Sentimenti forti, sfide, sport, cultura, amicizia, solidarietà. È un caleidoscopio di valori “Chomolugma. Storia di due titani” il libro scritto da Luca Giacobbi con la prefazione di Tania Casadei, AIEP Editore.
A 15 anni dall’impresa dei due fratelli Pazzaglia, Roberto e Antonio, a 20 dal primo tentativo interrotto per criticità metereologiche, la presentazione del volume che racconta questa avventura, ha fatto il pieno, sabato pomeriggio, a Palazzo Graziani. Tra il pubblico, anche Osvaldo Bevilacqua. I saluti istituzionali sono stati portati dal Segretario al Territorio Matteo Ciacci, in rappresentanza anche delle altre Segreterie patrocinanti: Cultura e Sport. Su un lato della sala, appoggiati su una sedia: la tuta da neve, gli scarponi, i rampini, le corde, il sacco a pelo, con cui erano attrezzati i due scalatori.
Emozioni a non finire quando hanno cominciato a raccontare una vicenda avviata sin dall’inizio con massima serietà e impegno: 18 mesi di allenamento, seguiti da un team di esperti per partire con la forma fisica al massimo. Tra le discipline preparatorie: salto in alto, corsa, speleologia, scalate sulle Alpi. La spesa per il viaggio: 30 mila euro, coperti in parte in forma autonoma, in parte con l’aiuto di qualche sponsor.
Ma la montagna è un Moloch impietoso, talvolta richiede sacrifici anche umani, come dimostrano i resti dei corpi di tutti coloro che non ce l’hanno fatta, sparsi tra pendici e burroni. Anche per i fratelli Pazzaglia, l’impresa si rivelò particolarmente ardua perfino quattro anni dopo il primo tentativo: a 8700 metri di altitudine, con una temperatura di – 40 gradi, senza ossigeno, raffiche di vento che impedivano di muoversi, Antonio ha perso la vista. L’unica decisione possibile era tornare indietro. Ma Roberto ce l’ha fatta, è riuscito a coprire i pochi metri che mancavano e ha issato la bandiera del più piccolo Stato del mondo sulla vetta più alta del mondo.

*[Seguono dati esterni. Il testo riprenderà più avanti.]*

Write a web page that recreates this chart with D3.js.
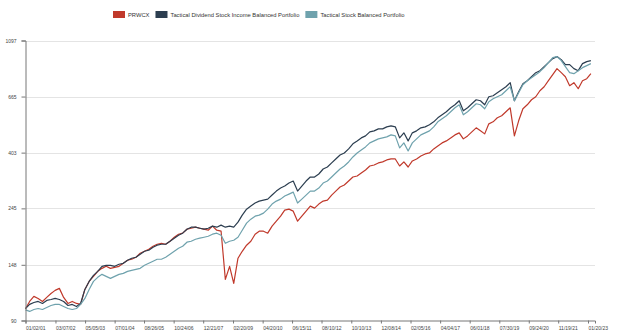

Il ritorno al campo base, un’altra sfida: senza acqua, senza un fornellino, senza più forze e con un principio di congelamento: Roberto ha perso tre dita dei piedi, Antonio alcune dita delle mani. Per fortuna, la vista gli era tornata a 8.300 metri.
Perché l’hanno fatto? Perché entrambi sentivano la necessità di “andare oltre”. La stessa motivazione che ha portato Marco Polo fino in Cina, Colombo al di là dell’oceano, Vespucci a circumnavigare la Terra, e i primi astronauti nello spazio. Ancora oggi, una soddisfazione così vivida che, se ci fossero le possibilità, ripartirebbero immediatamente.
Il libro racconta questa splendida avventura inserita in un quadro culturale delicato e profondo sulle comunità nepalesi che vivono alle pendici della montagna; sulla loro struttura sociale, i loro costumi e il loro modo di vivere, più lento e rispettoso dei ritmi naturali, senza gli stress del mondo industrializzato. Luca Giacobbi, che di mestiere fa l’avvocato ed è appassionatissimo di cinematografia, l’aveva pensato come una sceneggiatura, ma poi il film non è stato realizzato e, dopo una gestazione decennale, grazie all’aiuto dell’Editore, è nato il libro. E con esso, una nobilissima finalità. Infatti, tutto il ricavato delle vendite è destinato al progetto “Centro anch’io” dell’omonima fondazione. Obiettivo, realizzare la vita indipendente di ragazzi con disabilità intellettive procurando loro una sede abitativa dove poter condurre la loro vita anche “dopo”, cioè dopo che i genitori non ci saranno più.
Il messaggio che è arrivato, potente e intimo insieme, da questo mix di sport e cultura, è di un grande amore per la montagna, che va rispettata, che non può diventare un villaggio vacanza per ricchi snob che spendono 80 mila euro per farsi fotografare con una bandierina sulla vetta dell’Everest, facendosi portare l’ossigeno con i droni e lasciando i campi base sommersi di immondizia. Anche in questi luoghi inospitali e selvaggi, si toccano con mano i guasti fatti dai cambiamenti climatici frutto dei comportamenti sconsiderati dell’uomo.
Tornando a noi, dopo il successo del libro, anche il film ha una chance in più e non è escluso che prossimamente, un altro sogno, un’altra sfida, possano diventare realtà.